As we recover from Spring Weekend, prepare for finals and enjoy the newly beautiful weather, Emma Jerzyk’s ’17 April 8 Herald article should be a wakeup call to us all. Jerzyk profiles several homeless Rhode Islanders and explores how so many remain affected by the 2008 recession and subsequent funding cuts. Brown students may spend the next few weeks finishing up coursework and preparing for the summer vacation, but we would all do well to read these tales and ensure that we do not forget those who are too often left behind.

Almost 5,000 individuals in Rhode Island are homeless, a figure that has jumped by almost 950 since 2007. This figure is part of a larger dispiriting picture of the economy of Rhode Island, whose unemployment rate, 8.7 percent, is the highest in the country. It has been estimated that about 40,000 jobs were lost in the state during the recession, and only half have been subsequently restored. Currently, residents making minimum wage struggle to find decent living arrangements. The Rhode Island Coalition for the Homeless estimates that a single worker making minimum wage would need to work 102 hours every week to pay for a two-bedroom apartment. Even prior to the recession, one in four renters in Rhode Island spent more than half their income paying for housing, leaving them incredibly vulnerable to homelessness in the face of rent hikes or job loss.

Further, funding cuts have besieged the nonprofit organizations intended to help those struggling in the downturn. In the face of such cuts, the Urban League of Rhode Island has been forced to close the men’s homeless shelter and temporarily shutter the Elmhurst women’s shelter. Similarly, state and city funding cuts have translated into less money for housing subsidies and food assistance.

While stimulus funding intended to offset budget cuts expired in 2012, the passage of the Homeless Bill of Rights was a bright spot.
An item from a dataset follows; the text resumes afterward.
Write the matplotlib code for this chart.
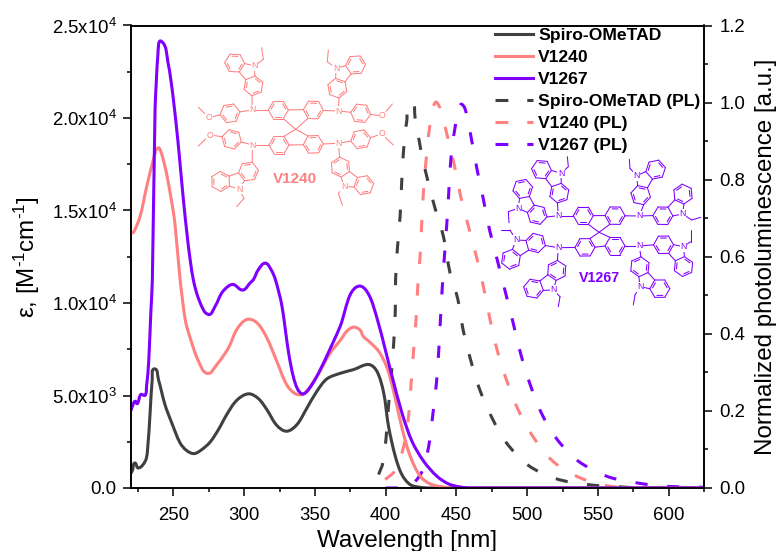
import numpy as np
import matplotlib
matplotlib.use("Agg")
import matplotlib.pyplot as plt
from matplotlib.path import Path
from matplotlib.patches import PathPatch
from matplotlib.lines import Line2D
from matplotlib.ticker import MultipleLocator, FixedLocator, FixedFormatter

plt.rcParams['font.family'] = ['Liberation Sans', 'DejaVu Sans']
plt.rcParams['mathtext.fontset'] = 'custom'
plt.rcParams['mathtext.rm'] = 'Liberation Sans'
plt.rcParams['mathtext.default'] = 'regular'

BLACK, SALMON, PURPLE = '#404040', '#FF8080', '#8000FF'

spiro_wl = [220,221.2,222.6,225.2,230,231.6,233.5,235,236.6,239.4,244,248.8,254.7,259.4,264.6,270,276,281.8,287.7,294.8,303,310,316,323,330,337.3,344.4,351.4,358.5,367.9,377.3,388,393.8,398.6,402,406.8,411.5,417.4,424.5,431.6,625]
spiro_ab = [800,990,1350,1080,1440,1985,4060,5860,6440,5860,4510,3520,2435,2020,1860,2075,2490,3157,3970,4745,5090,4835,4240,3390,3070,3430,4330,5230,5900,6200,6400,6675,6310,5140,3340,1714,720,180,36,0,0]

v1240_wl = [220,221.7,226.4,231.1,235.8,238,240,244,247.7,251,254.7,258.3,261.8,267.7,274,280.7,288.9,294.8,301.9,309,316,323,330,336,342,351.4,360.9,367.9,372.6,377.3,382,384,388,395,401,405.6,411.5,417.4,424.5,431.6,441,448,625]
v1240_ab = [13800,13810,14680,16300,17745,18300,18375,17380,15940,14320,11275,9110,8118,6855,6190,6675,7577,8570,9110,8930,8118,6855,5590,5105,5090,6040,7306,7980,8480,8695,8530,8208,7938,7396,6494,5230,3247,1714,631,216,54,0,0]

v1267_wl = [220,221.2,222.9,224.5,226.9,230,231,232.5,234,235.1,237,239,241.5,246.2,249.7,253.3,256.8,260.3,264,268.9,274.8,279.5,284.2,288.9,292.5,299,304.3,306.6,310,314.9,319,322,326.7,331.4,336,340.8,345.5,353.8,367.9,375,381.6,388,393.8,399.7,404.5,411.5,418.6,426.9,436.3,444.6,452.8,460,625]
v1267_ab = [4200,4456,4690,4560,5050,5015,5500,6800,9470,11275,20450,23400,24145,22975,21170,18650,15760,13240,11275,10010,9380,9830,10550,10915,11000,10700,11095,11275,11800,12155,11800,11275,9830,7306,5680,5090,5320,6400,8750,10460,10915,10460,9200,7490,6040,4060,2525,1443,631,216,54,0,0]

spiro_pl_wl = [395,398,400.2,402,404,405.7,406.8,407,408.3,410.2,411.3,412.5,414.9,418,420.8,424.8,429,434.5,440.8,445.5,451,454.7,460,466.5,475.7,485.4,500.7,520.5,542.5,565,585,625]
spiro_pl = [.035,.065,.126,.212,.294,.377,.459,.54,.622,.705,.791,.869,.952,1.0,.96,.878,.809,.731,.653,.558,.49,.411,.333,.255,.178,.117,.059,.024,.009,.003,0,0]

v1240_pl_wl = [399.7,406.8,412.7,416.3,418,419.8,421.5,422.7,424.3,425.5,426.7,428.6,431,435,439,443,448.4,453,458.5,464.4,469,474,479,485.7,494,504,517.7,533.5,552,573,625]
v1240_pl = [.022,.046,.108,.19,.273,.36,.44,.523,.6,.688,.77,.852,.934,1.0,.98,.922,.84,.757,.679,.597,.524,.433,.355,.277,.2,.134,.071,.033,.009,0,0]

v1267_pl_wl = [400,409,414,420.3,425.7,430.4,433.3,435.9,437.5,438.7,440,441.5,443.2,444.6,446,448.8,453,456,460.4,464.4,469,473.4,479,484.5,490,495.3,501.7,510,521,536,556.6,577.9,600,625]
v1267_pl = [0,0,0,.015,.043,.108,.19,.273,.355,.437,.52,.6,.685,.767,.85,.93,.995,.985,.91,.83,.75,.67,.59,.51,.43,.35,.273,.195,.127,.07,.03,.013,.004,.002]

series_names = ['Spiro-OMeTAD', 'V1240', 'V1267']
x_ticks = [250, 300, 350, 400, 450, 500, 550, 600]
left_ticks = [0, 5000, 10000, 15000, 20000, 25000]
left_labels = ['0.0', '5.0x10$^{3}$', '1.0x10$^{4}$', '1.5x10$^{4}$', '2.0x10$^{4}$', '2.5x10$^{4}$']
right_ticks = [0, .2, .4, .6, .8, 1.0, 1.2]
right_labels = ['0.0', '0.2', '0.4', '0.6', '0.8', '1.0', '1.2']

W, H = 779, 551
fig = plt.figure(figsize=(W/100, H/100), dpi=100)
L, R, T, B = 131, 704, 25.5, 488
ax = fig.add_axes([L/W, 1-B/H, (R-L)/W, (B-T)/H])
ax2 = ax.twinx()
ax.set_zorder(3); ax2.set_zorder(2); ax.patch.set_visible(False)
ax.set_xlim(220, 625); ax.set_ylim(0, 25000); ax2.set_ylim(0, 1.2)

LW = 2.2
DASH = (0, (4.0, 6.4))

def smooth(a, xs, ys, color, ls='-'):
    """Draw the read values as one smooth curve: a Bezier path through the knots."""
    xs, ys = np.asarray(xs, float), np.asarray(ys, float)
    x0, x1 = a.get_xlim(); y0, y1 = a.get_ylim()
    sx, sy = (R-L)/(x1-x0), (B-T)/(y1-y0)
    P = np.c_[xs*sx, ys*sy]
    d = np.zeros_like(P)
    d[1:-1] = P[2:]-P[:-2]
    d[0] = P[1]-P[0]; d[-1] = P[-1]-P[-2]
    d /= np.maximum(np.hypot(*d.T)[:, None], 1e-9)
    seg = np.hypot(*(P[1:]-P[:-1]).T)[:, None]
    h = np.minimum(seg/3, 10)
    c1 = P[:-1]+d[:-1]*h
    c2 = P[1:]-d[1:]*h
    v = [P[0]]; codes = [Path.MOVETO]
    for i in range(len(seg)):
        v += [c1[i], c2[i], P[i+1]]; codes += [Path.CURVE4]*3
    v = np.array(v)/[sx, sy]
    a.add_patch(PathPatch(Path(v, codes), fc='none', ec=color, lw=LW, ls=ls,
                          capstyle='butt' if ls != '-' else 'round', joinstyle='round'))

smooth(ax2, spiro_pl_wl, spiro_pl, BLACK, DASH)
smooth(ax2, v1240_pl_wl, v1240_pl, SALMON, DASH)
smooth(ax2, v1267_pl_wl, v1267_pl, PURPLE, DASH)
smooth(ax, spiro_wl, spiro_ab, BLACK)
smooth(ax, v1240_wl, v1240_ab, SALMON)
smooth(ax, v1267_wl, v1267_ab, PURPLE)

ax.xaxis.set_major_locator(FixedLocator(x_ticks))
ax.xaxis.set_minor_locator(MultipleLocator(25))
ax.yaxis.set_major_locator(FixedLocator(left_ticks))
ax.yaxis.set_major_formatter(FixedFormatter(left_labels))
ax.yaxis.set_minor_locator(MultipleLocator(2500))
ax2.yaxis.set_major_locator(FixedLocator(right_ticks))
ax2.yaxis.set_major_formatter(FixedFormatter(right_labels))
ax2.yaxis.set_minor_locator(MultipleLocator(.1))
for a in (ax, ax2):
    a.tick_params(which='major', length=6, width=1.1, labelsize=13.4)
    a.tick_params(which='minor', length=3, width=1.1)
    for s in a.spines.values():
        s.set_linewidth(1.2)
ax.tick_params(axis='x', which='major', pad=7.5)
ax.tick_params(axis='y', which='major', pad=4.3)
ax2.tick_params(axis='y', which='major', pad=5)

LABEL = 17.4
ax.set_xlabel('Wavelength [nm]', fontsize=LABEL, va='baseline')
ax.xaxis.set_label_coords(0.4825, (B-547)/(B-T))
ax.set_ylabel('ε, [M$^{\u20101}$cm$^{\u20101}$]', fontsize=LABEL, va='center')
ax.yaxis.set_label_coords((26.5-L)/(R-L), 0.5)
ax2.set_ylabel('Normalized photoluminescence [a.u.]', fontsize=LABEL, va='center')
ax2.yaxis.set_label_coords((766-L)/(R-L), 0.5)

# legend
LEG_DASH = (0, (4.2, 6.2))
handles = [Line2D([], [], color=c, lw=LW, ls=s, dash_capstyle='butt')
           for s in ('-', LEG_DASH) for c in (BLACK, SALMON, PURPLE)]
labels = series_names + [n + ' (PL)' for n in series_names]
FS = 12.6
ax.legend(handles, labels, loc='upper left', bbox_to_anchor=(495/W, 1-27.5/H), bbox_transform=fig.transFigure,
          frameon=False, borderaxespad=0, borderpad=0, handlelength=38/(FS*100/72), handletextpad=0.29,
          labelspacing=0.39, prop={'family': 'Liberation Sans', 'weight': 'bold', 'size': FS})

# molecule sketches, decorative, drawn on a pixel-space overlay
ov = fig.add_axes([0, 0, 1, 1], zorder=1)
ov.set_xlim(0, W); ov.set_ylim(H, 0); ov.axis('off')
LM = 0.75

def line(a, b, c):
    ov.plot([a[0], b[0]], [a[1], b[1]], color=c, lw=LM, solid_capstyle='round')

def hexring(c, r, ang, col):
    t = np.radians(ang) + np.arange(6)*np.pi/3
    pts = np.c_[c[0]+r*np.cos(t), c[1]+r*np.sin(t)]
    for i in range(6):
        line(pts[i], pts[(i+1) % 6], col)
    k = np.asarray(c, float)
    for i in (0, 2, 4):
        p2 = k+(pts[i]-k)*.78; q2 = k+(pts[(i+1) % 6]-k)*.78
        line(p2+(q2-p2)*.12, q2-(q2-p2)*.12, col)
    return pts

def near(pts, p):
    return pts[np.argmin(np.hypot(*(pts-np.asarray(p)).T))]

def link(p, pts, col):
    line(p, near(pts, p), col)

def label_n(p, col, s='N'):
    ov.text(p[0], p[1], s, color=col, fontsize=6.3, ha='center', va='center',
            bbox=dict(fc='white', ec='none', pad=0.3), zorder=5)

def rot(u, deg):
    t = np.radians(deg)
    return np.array([u[0]*np.cos(t)-u[1]*np.sin(t), u[0]*np.sin(t)+u[1]*np.cos(t)])

def carbazole(amine, A, Bc, Ncz, eth, col, s):
    Ncz = np.asarray(Ncz, float); M = (np.asarray(A)+np.asarray(Bc))/2
    u = (Ncz-M)/np.hypot(*(Ncz-M))
    R5 = .851*s; PC = Ncz-u*R5
    v = [PC+rot(u, k)*R5 for k in (72, 144, -144, -72)]
    rings = []
    for p, q in ((v[0], v[1]), (v[3], v[2])):
        mid = (p+q)/2
        n = (mid-PC)/np.hypot(*(mid-PC))
        c = mid+n*s*.866
        rings.append((c, np.degrees(np.arctan2(p[1]-c[1], p[0]-c[0]))))
    for p, (c, ang) in zip((v[0], v[3]), rings):
        pts = hexring(c, s, ang, col)
        line(Ncz, p, col)
        if np.hypot(*(c-np.asarray(A))) < np.hypot(*(rings[0][0]+rings[1][0]-c-np.asarray(A))):
            link(amine, pts, col)
    line(v[1], v[2], col)
    line(Ncz, eth[0], col); line(eth[0], eth[1], col)
    label_n(Ncz, col)

def spiro_core(center, rings, amines, col, r):
    ps = []
    for c, a in zip(rings, amines):
        ang = np.degrees(np.arctan2(a[1]-c[1], a[0]-c[0]))
        ps.append(hexring(c, r, ang, col))
        link(a, ps[-1], col)
        link(center, ps[-1], col)
    for i, j in ((0, 1), (2, 3)):
        d = np.hypot(*(ps[i][:, None]-ps[j][None]).transpose(2, 0, 1))
        a, b = np.unravel_index(np.argmin(d), d.shape)
        line(ps[i][a], ps[j][b], col)

def z1(x, y):
    return (120+x/3, 10+y/3)

def zs(f, *p):
    return [f(*q) for q in p]

# V1240
c = SALMON; r = 10
am = zs(z1, (397, 300), (655, 303), (397, 405), (655, 400))
spiro_core(z1(527, 358), zs(z1, (475, 300), (580, 300), (477, 405), (580, 403)), am, c, r)
carb = [((400, 235), (338, 157), (403, 168), (430, 148), (425, 113)),
        ((650, 240), (712, 162), (648, 175), (622, 155), (625, 120)),
        ((385, 475), (298, 512), (357, 537), (372, 565), (350, 590)),
        ((660, 470), (738, 520), (672, 530), (655, 550), (667, 585))]
for a, k in zip(am, carb):
    carbazole(a, z1(*k[0]), z1(*k[1]), z1(*k[2]), (z1(*k[3]), z1(*k[4])), c, r)
meo = [((330, 310), (267, 323), (235, 292)), ((722, 310), (787, 318), (817, 282)),
       ((335, 388), (270, 375), (235, 408)), ((722, 388), (785, 372), (820, 405))]
for a, (ring, o, me) in zip(am, meo):
    ring, o, me = z1(*ring), z1(*o), z1(*me)
    ang = np.degrees(np.arctan2(a[1]-ring[1], a[0]-ring[0]))
    p = hexring(ring, r, ang, c)
    link(a, p, c); link(o, p, c); line(o, me, c)
    label_n(o, c, 'O')
for a in am:
    label_n(a, c)
ov.text(295, 179, 'V1240', color=c, fontsize=11, fontweight='bold', ha='center', va='center')

# V1267
def z2(x, y):
    return (380+x/3, 10+y/3)

c = PURPLE; r = 10
am = zs(z2, (535, 617), (778, 618), (535, 713), (778, 708))
spiro_core(z2(657, 667), zs(z2, (610, 617), (705, 617), (615, 712), (705, 708)), am, c, r)
carb = [(0, (540, 550), (480, 480), (543, 490), (565, 470), (562, 440)),
        (0, (470, 617), (428, 535), (415, 595), (385, 605), (387, 638)),
        (2, (465, 702), (395, 745), (408, 690), (390, 660), (362, 660)),
        (2, (535, 785), (458, 835), (520, 840), (540, 860), (535, 890)),
        (1, (775, 550), (835, 485), (770, 497), (750, 475), (748, 448)),
        (1, (850, 620), (908, 550), (908, 612), (935, 630), (962, 622)),
        (3, (850, 705), (910, 770), (910, 710), (932, 695), (932, 660)),
        (3, (775, 775), (840, 835), (780, 830), (765, 855), (760, 885))]
for k in carb:
    carbazole(am[k[0]], z2(*k[1]), z2(*k[2]), z2(*k[3]), (z2(*k[4]), z2(*k[5])), c, r)
for a in am:
    label_n(a, c)
ov.text(599, 278, 'V1267', color=c, fontsize=10.3, fontweight='bold', ha='center', va='center')

fig.savefig('out.png', dpi=100)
The text of the law ensures that homeless Rhode Islanders are ensured the right to vote and prevents discrimination against them while seeking jobs and housing. The Rhode Island Coalition for the Homeless has distributed hundreds of bilingual cards to individuals to help them understand their newfound rights and how to protect them. The Coalition continues to operate the Homeless Legal Clinic, which serves homeless and at-risk clients free of charge. The clinic utilizes the services of staffers, volunteer attorneys and students.

The Coalition has identified specific public policy initiatives to assist current homeless people and to help stabilize at-risk residents. These include discharge planning, emergency aid programs and tenant protection policies and laws. The only long-term solution, of course, is dedicated affordable housing with support programs. One organization in Rhode Island, Housing First, began in 2006 and demonstrated substantial benefits. Housing First had a success rate of 90 percent in providing supportive housing.

As we students explore the world around ourselves and choose our long-term career paths, it is important that we remember to support institutions such as the Coalition for the Homeless in a variety of ways. Some of us may choose to enter the nonprofit world directly, working every day to design programs that benefit our fellow citizens. Others may volunteer or work on campaigns to ensure that these organizations are adequately supported.

Whatever avenues we choose, we will have opportunities to assist and support the neediest around us. It is our responsibility to seek out these options beyond college when they are perhaps not as obviously accessible as, for example, the Swearer Center for Public Service. Homelessness in particular is a pervasive social issue that each of us bears a responsibility for and a common interest in fighting. However engrossed we become with our daily tasks, we must always step back and consider those who are too often left behind.